Stated task ->
Copy from the first line below down to and including the line with "369.0, 390.0, 387.0]". Skip the pictures.

================

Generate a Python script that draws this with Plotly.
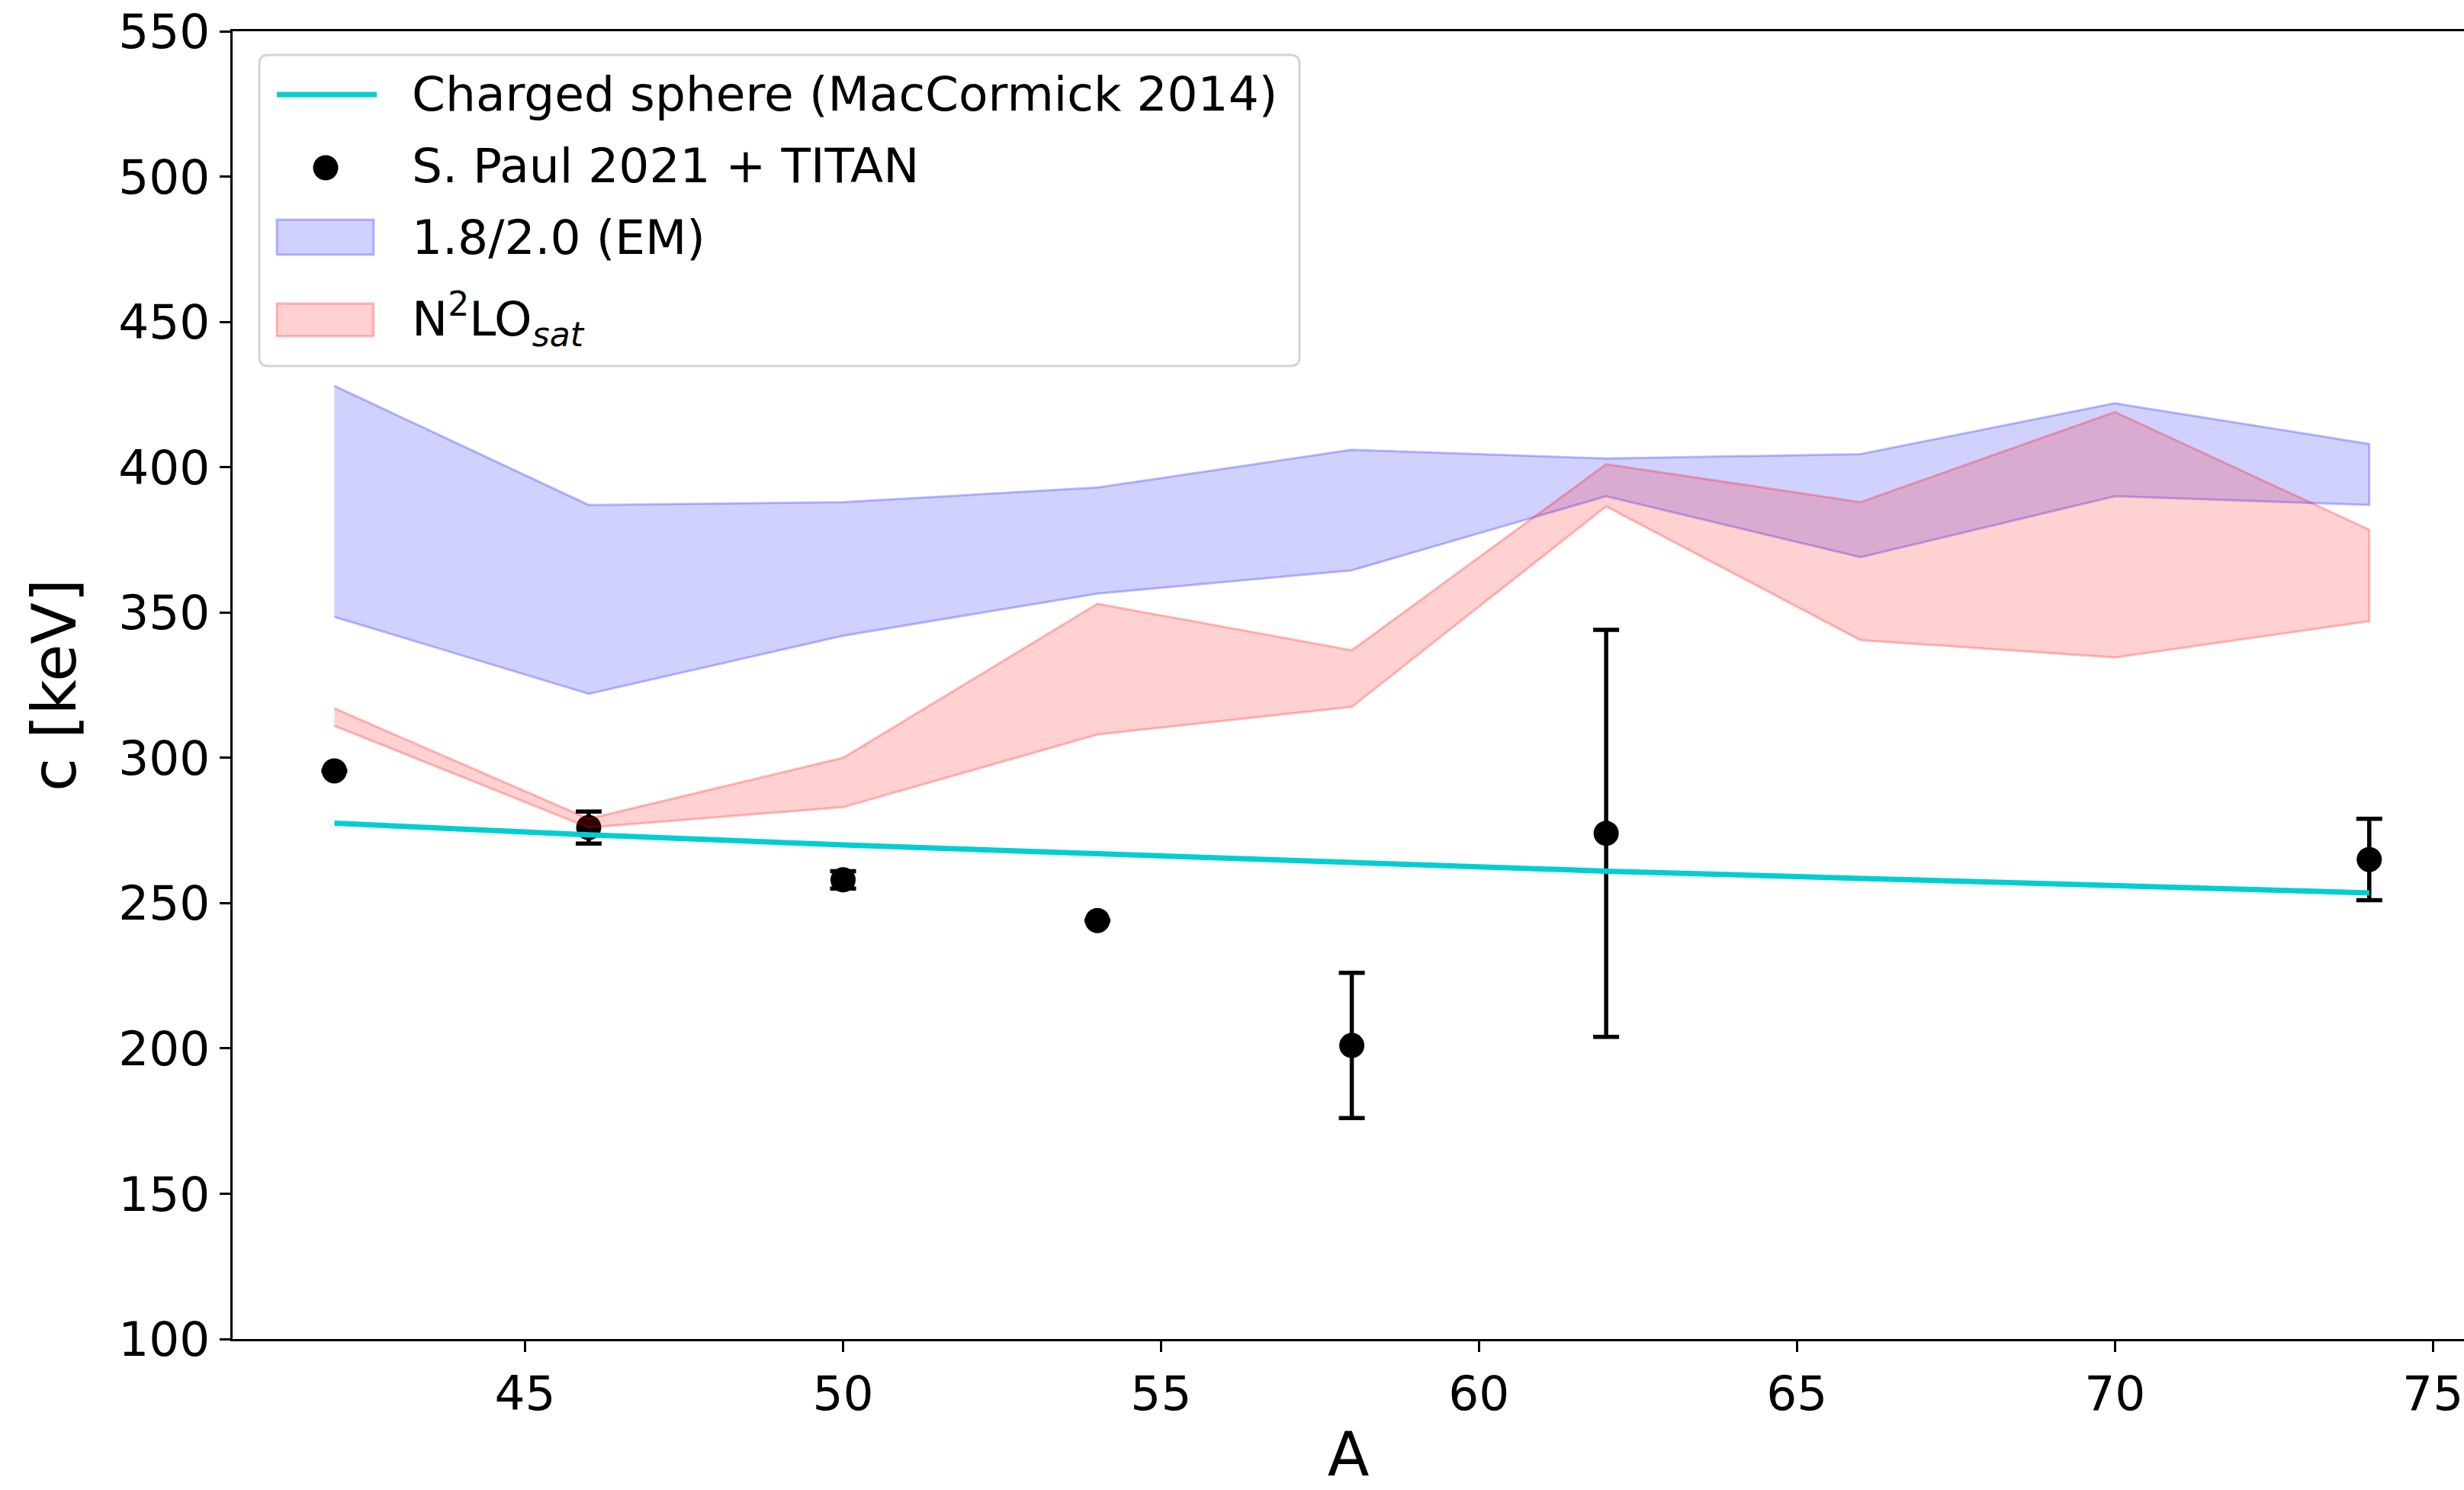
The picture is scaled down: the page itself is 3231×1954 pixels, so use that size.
import plotly.graph_objects as go

# Mass numbers
A_vals = [42, 46, 50, 54, 58, 62, 66, 70, 74]

# Charged sphere (MacCormick 2014)
sphere_c = [277.5, 273.5, 270.0, 267.0, 264.0, 261.0, 258.5, 256.0, 253.5]

# S. Paul 2021 + TITAN data (None = no visible error bar)
exp_A = [42, 46, 50, 54, 58, 62, 74]
exp_c = [295.5, 276.0, 258.0, 244.0, 201.0, 274.0, 265.0]
exp_err = [None, 5.5, 3.0, None, 25.0, 70.0, 14.0]

# 1.8/2.0 (EM) band
em_upper = [428.0, 387.0, 388.0, 393.0, 406.0, 403.0, 404.5, 422.0, 408.0]
em_lower = [348.5, 322.0, 342.0, 356.5, 364.5, 390.0, 369.0, 390.0, 387.0]

# N2LO_sat band
n2_upper = [317.0, 279.0, 300.0, 353.0, 337.0, 401.0, 388.0, 419.0, 378.5]
n2_lower = [311.0, 276.0, 283.0, 308.0, 317.5, 386.5, 340.5, 334.5, 347.0]

legend_labels = ["Charged sphere (MacCormick 2014)", "S. Paul 2021 + TITAN",
                 "1.8/2.0 (EM)", "N<sup>2</sup>LO<sub><i>sat</i></sub>"]

FONT = "DejaVu Sans"
W, H = 3231, 1954
ML, MR, MT, MB = 305, 0, 41, 198
PW, PH = W - ML - MR, H - MT - MB

CYAN = "#00CED1"
EM_FILL, EM_EDGE = "rgba(0,0,255,0.18)", "rgba(0,0,255,0.25)"
N2_FILL, N2_EDGE = "rgba(255,0,0,0.18)", "rgba(255,0,0,0.25)"

fig = go.Figure()

fig.add_trace(go.Scatter(
    x=exp_A, y=exp_c, mode="markers", name=legend_labels[1],
    marker=dict(color="black", size=33),
    error_y=dict(type="data", array=exp_err, visible=True, color="black",
                 thickness=5.5, width=17),
))
fig.add_trace(go.Scatter(
    x=A_vals + A_vals[::-1], y=em_upper + em_lower[::-1],
    fill="toself", fillcolor=EM_FILL, line=dict(color=EM_EDGE, width=3),
    mode="lines", name=legend_labels[2],
))
fig.add_trace(go.Scatter(
    x=A_vals + A_vals[::-1], y=n2_upper + n2_lower[::-1],
    fill="toself", fillcolor=N2_FILL, line=dict(color=N2_EDGE, width=3),
    mode="lines", name=legend_labels[3],
))
fig.add_trace(go.Scatter(
    x=A_vals, y=sphere_c, mode="lines", name=legend_labels[0],
    line=dict(color=CYAN, width=7),
))


# ---- legend drawn in paper coordinates (pixel helpers) ----
def px(X):
    return (X - ML) / PW


def py(Y):
    return (H - MB - Y) / PH


def rounded_rect(x0, y0, x1, y1, r):
    rx, ry = r / PW, r / PH
    X0, X1, Y0, Y1 = px(x0), px(x1), py(y1), py(y0)  # Y0 bottom, Y1 top
    return (f"M{X0+rx},{Y1} L{X1-rx},{Y1} Q{X1},{Y1} {X1},{Y1-ry} "
            f"L{X1},{Y0+ry} Q{X1},{Y0} {X1-rx},{Y0} L{X0+rx},{Y0} "
            f"Q{X0},{Y0} {X0},{Y0+ry} L{X0},{Y1-ry} Q{X0},{Y1} {X0+rx},{Y1} Z")


shapes = [
    dict(type="path", xref="paper", yref="paper",
         path=rounded_rect(340, 72, 1704, 480, 12),
         fillcolor="rgba(255,255,255,0.8)", line=dict(color="#d4d4d4", width=3)),
    dict(type="line", xref="paper", yref="paper",
         x0=px(363), x1=px(494), y0=py(124), y1=py(124),
         line=dict(color=CYAN, width=7)),
    dict(type="circle", xref="paper", yref="paper",
         x0=px(427 - 16.5), x1=px(427 + 16.5), y0=py(220 - 16.5), y1=py(220 + 16.5),
         fillcolor="black", line=dict(color="black", width=0)),
    dict(type="rect", xref="paper", yref="paper",
         x0=px(363), x1=px(490), y0=py(288), y1=py(334),
         fillcolor=EM_FILL, line=dict(color=EM_EDGE, width=3)),
    dict(type="rect", xref="paper", yref="paper",
         x0=px(363), x1=px(490), y0=py(398), y1=py(441),
         fillcolor=N2_FILL, line=dict(color=N2_EDGE, width=3)),
]

row_y = [124, 218, 311, 418]
annotations = [
    dict(xref="paper", yref="paper", x=px(538), y=py(yy), xanchor="left",
         yanchor="middle", text=t, showarrow=False,
         font=dict(family=FONT, size=63, color="black"))
    for t, yy in zip(legend_labels, row_y)
]

fig.update_layout(
    width=W, height=H,
    margin=dict(l=ML, r=MR, t=MT, b=MB),
    plot_bgcolor="white", paper_bgcolor="white",
    font=dict(family=FONT, size=63, color="black"),
    showlegend=False,
    shapes=shapes, annotations=annotations,
    xaxis=dict(
        range=[40.4, 75.49],
        tickmode="array", tickvals=[45, 50, 55, 60, 65, 70, 75],
        ticks="outside", ticklen=14, tickwidth=3, tickcolor="black",
        showline=True, linecolor="black", linewidth=3, mirror=True,
        showgrid=False, zeroline=False,
        tickfont=dict(family=FONT, size=63),
        title=dict(text="A", font=dict(family=FONT, size=80), standoff=32),
    ),
    yaxis=dict(
        range=[100, 550],
        tickmode="array", tickvals=[100, 150, 200, 250, 300, 350, 400, 450, 500, 550],
        ticks="outside", ticklen=14, tickwidth=3, tickcolor="black",
        showline=True, linecolor="black", linewidth=3, mirror=False,
        showgrid=False, zeroline=False,
        tickfont=dict(family=FONT, size=63),
        title=dict(text="c [keV]", font=dict(family=FONT, size=80), standoff=30),
    ),
)

fig.write_html("out.html")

================

Task result ->
Generate a Python script that draws this with Plotly.
The picture is scaled down: the page itself is 3231×1954 pixels, so use that size.
import plotly.graph_objects as go

# Mass numbers
A_vals = [42, 46, 50, 54, 58, 62, 66, 70, 74]

# Charged sphere (MacCormick 2014)
sphere_c = [277.5, 273.5, 270.0, 267.0, 264.0, 261.0, 258.5, 256.0, 253.5]

# S. Paul 2021 + TITAN data (None = no visible error bar)
exp_A = [42, 46, 50, 54, 58, 62, 74]
exp_c = [295.5, 276.0, 258.0, 244.0, 201.0, 274.0, 265.0]
exp_err = [None, 5.5, 3.0, None, 25.0, 70.0, 14.0]

# 1.8/2.0 (EM) band
em_upper = [428.0, 387.0, 388.0, 393.0, 406.0, 403.0, 404.5, 422.0, 408.0]
em_lower = [348.5, 322.0, 342.0, 356.5, 364.5, 390.0, 369.0, 390.0, 387.0]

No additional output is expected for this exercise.